Therapy-educated mesenchymal stem cells enrich for tumor initiating cells
Michael Timaner, Nitzan Letko-Khait, Ruslana Kotsofruk, Madeleine Benguigui, Ofrat Beyar-Katz, Chen Rachman-Tzemach, Ziv Raviv, Tomer Bronshtein, Marcelle Machluf, Yuval ShakedCancer Research2018
Stromal cells residing in the tumor microenvironment contribute to the development of therapy resistance. Here we show that chemotherapy-educated mesenchymal stem cells (MSCs) promote therapy resistance via crosstalk with tumor-initiating cells (TICs), a resistant tumor cell subset that initiates tumorigenesis and metastasis.
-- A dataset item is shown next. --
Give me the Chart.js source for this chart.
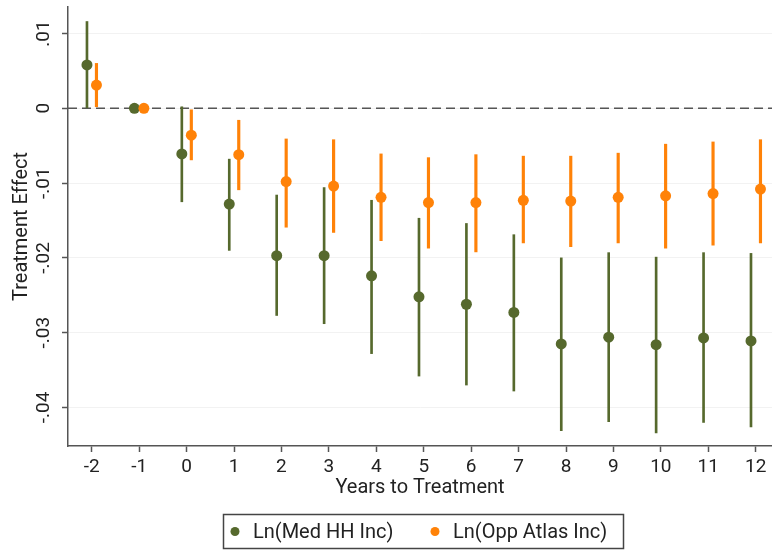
<!DOCTYPE html>
<html><head><meta charset="utf-8">
<script src="https://cdn.jsdelivr.net/npm/chart.js@4"></script>
<style>html,body{margin:0;padding:0;background:#fff}#wrap{width:772px;height:550px}</style>
</head><body><div id="wrap"><canvas id="c" width="772" height="550"></canvas></div>
<script>
const years = [-2,-1,0,1,2,3,4,5,6,7,8,9,10,11,12];
const medHH   = [0.0058, 0, -0.0061, -0.0128, -0.0197, -0.0197, -0.0224, -0.0252, -0.0262, -0.0273, -0.0315, -0.0306, -0.0316, -0.0307, -0.0311];
const medHHLo = [0.0000, 0, -0.0125, -0.0190, -0.0277, -0.0288, -0.0328, -0.0358, -0.0370, -0.0378, -0.0431, -0.0419, -0.0434, -0.0420, -0.0426];
const medHHHi = [0.0116, 0,  0.0002, -0.0068, -0.0116, -0.0106, -0.0123, -0.0147, -0.0154, -0.0169, -0.0200, -0.0193, -0.0199, -0.0193, -0.0194];
const oppAtlas   = [0.0031, 0, -0.0036, -0.0062, -0.0098, -0.0104, -0.0119, -0.0126, -0.0126, -0.0123, -0.0124, -0.0119, -0.0117, -0.0114, -0.0108];
const oppAtlasLo = [0.0002, 0, -0.0069, -0.0109, -0.0159, -0.0166, -0.0177, -0.0187, -0.0192, -0.0180, -0.0185, -0.0180, -0.0187, -0.0183, -0.0180];
const oppAtlasHi = [0.0060, 0, -0.0002, -0.0016, -0.0041, -0.0042, -0.0061, -0.0066, -0.0062, -0.0064, -0.0064, -0.0060, -0.0048, -0.0045, -0.0042];
const xTickValues = [-2,-1,0,1,2,3,4,5,6,7,8,9,10,11,12];
const yTickValues = [0.01, 0, -0.01, -0.02, -0.03, -0.04];
const yTickLabels = ['.01','0','-.01','-.02','-.03','-.04'];
const seriesNames = ['Ln(Med HH Inc)', 'Ln(Opp Atlas Inc)'];
const xTitle = 'Years to Treatment';
const yTitle = 'Treatment Effect';

const GREEN = '#56692d';
const ORANGE = '#ff8208';
const AXIS = '#555555';
const TEXT = '#222222';
const FONT = 'Roboto';
const OFF = 0.1;

const pts = (vals, off) => years.map((yr, i) => ({x: yr + off, y: vals[i]}));
const cis = (lo, hi, off) => years.map((yr, i) => ({x: yr + off, y: [lo[i], hi[i]]}));

const zeroLine = {
  id: 'zeroLine',
  beforeDatasetsDraw(chart) {
    const {ctx, chartArea, scales} = chart;
    const y = scales.y.getPixelForValue(0);
    ctx.save();
    ctx.strokeStyle = AXIS;
    ctx.lineWidth = 1.5;
    ctx.setLineDash([9, 5]);
    ctx.beginPath();
    ctx.moveTo(chartArea.left, y);
    ctx.lineTo(chartArea.right, y);
    ctx.stroke();
    ctx.restore();
  }
};

const extras = {
  id: 'extras',
  afterDraw(chart) {
    const {ctx, scales} = chart;
    // rotated y tick labels
    ctx.save();
    ctx.fillStyle = TEXT;
    ctx.font = '19px ' + FONT;
    ctx.textAlign = 'center';
    ctx.textBaseline = 'middle';
    yTickValues.forEach((v, i) => {
      const py = scales.y.getPixelForValue(v);
      ctx.save();
      ctx.translate(44, py);
      ctx.rotate(-Math.PI / 2);
      ctx.fillText(yTickLabels[i], 0, 0);
      ctx.restore();
    });
    ctx.restore();
    // legend box
    const items = [chart.data.datasets[1], chart.data.datasets[0]];
    const dotX = [235, 435];
    ctx.save();
    ctx.font = '20px ' + FONT;
    ctx.strokeStyle = '#444';
    ctx.lineWidth = 1.5;
    ctx.strokeRect(223.5, 514.5, 400, 34);
    const cy = 531.5;
    ctx.textBaseline = 'middle';
    ctx.textAlign = 'left';
    items.forEach((d, i) => {
      ctx.fillStyle = d.backgroundColor;
      ctx.beginPath();
      ctx.arc(dotX[i], cy, 4.5, 0, Math.PI * 2);
      ctx.fill();
      ctx.fillStyle = TEXT;
      ctx.fillText(d.label, dotX[i] + 18, cy + 1);
    });
    ctx.restore();
  }
};

const noPad = s => { s.paddingLeft = 0; s.paddingRight = 0; s.paddingTop = 0; s.paddingBottom = 0; };

new Chart(document.getElementById('c'), {
  type: 'scatter',
  data: {
    datasets: [
      {type: 'scatter', label: seriesNames[1], data: pts(oppAtlas, OFF), backgroundColor: ORANGE, pointRadius: 5.5, pointBorderWidth: 0, borderWidth: 0, pointHoverRadius: 5.5},
      {type: 'scatter', label: seriesNames[0], data: pts(medHH, -OFF), backgroundColor: GREEN, pointRadius: 5.5, pointBorderWidth: 0, borderWidth: 0, pointHoverRadius: 5.5},
      {type: 'bar', label: seriesNames[1] + ' CI', data: cis(oppAtlasLo, oppAtlasHi, OFF), backgroundColor: ORANGE, barThickness: 2.5, grouped: false, borderWidth: 0},
      {type: 'bar', label: seriesNames[0] + ' CI', data: cis(medHHLo, medHHHi, -OFF), backgroundColor: GREEN, barThickness: 2, grouped: false, borderWidth: 0}
    ]
  },
  options: {
    responsive: false,
    animation: false,
    devicePixelRatio: 1,
    events: [],
    layout: {autoPadding: false, padding: {top: 7, left: 0, right: 0, bottom: 0}},
    plugins: {legend: {display: false}, tooltip: {enabled: false}},
    scales: {
      x: {
        type: 'linear', min: -2.5, max: 12.343, offset: false,
        afterBuildTicks: s => { s.ticks = xTickValues.map(v => ({value: v})); },
        ticks: {font: {family: FONT, size: 19}, color: TEXT, padding: 4, maxRotation: 0, autoSkip: false, callback: v => String(v)},
        grid: {display: true, drawOnChartArea: false, drawTicks: true, tickLength: 6, tickColor: AXIS, tickWidth: 1.5, offset: false},
        border: {display: true, color: AXIS, width: 1.5},
        title: {display: true, text: xTitle, color: TEXT, font: {family: FONT, size: 20, lineHeight: 1.2}, padding: {top: 0, bottom: 50}},
        afterFit: s => { s.height = 104; noPad(s); }
      },
      y: {
        type: 'linear', min: -0.04515, max: 0.01354, beginAtZero: false,
        afterBuildTicks: s => { s.ticks = yTickValues.map(v => ({value: v})); },
        ticks: {color: 'rgba(0,0,0,0)', font: {family: FONT, size: 2}, padding: 0},
        grid: {display: true, drawOnChartArea: true, color: '#f2f2f2', lineWidth: 1, drawTicks: true, tickLength: 6, tickColor: AXIS, tickWidth: 1.5},
        border: {display: true, color: AXIS, width: 1.5},
        title: {display: true, text: yTitle, color: TEXT, font: {family: FONT, size: 20, lineHeight: 1.2}, padding: {top: 10, bottom: 0}},
        afterFit: s => { s.width = 68; noPad(s); }
      }
    }
  },
  plugins: [zeroLine, extras]
});
</script>
</body></html>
In response to gemcitabine chemotherapy, MSCs colonized pancreatic adenocarcinomas in large numbers and resided in close proximity to TICs. Furthermore, gemcitabine-educated MSCs promoted the enrichment of TICs in vitro and enhance tumor growth in vivo. These effects were dependent on the secretion of CXCL10 by gemcitabine-educated MSCs and subsequent activation of the CXCL10-CXCR3 axis in TICs. In an orthotopic pancreatic tumor model, targeting TICs using nano-vesicles (called nano-ghosts) derived from MSC membranes and loaded with a CXCR3 antagonist enhanced therapy outcome and delayed tumor re-growth when administered in combination with gemcitabine. Overall, our results establish a mechanism through which MSCs promote chemoresistance, and propose a novel drug delivery system to target TICs and overcome this resistance.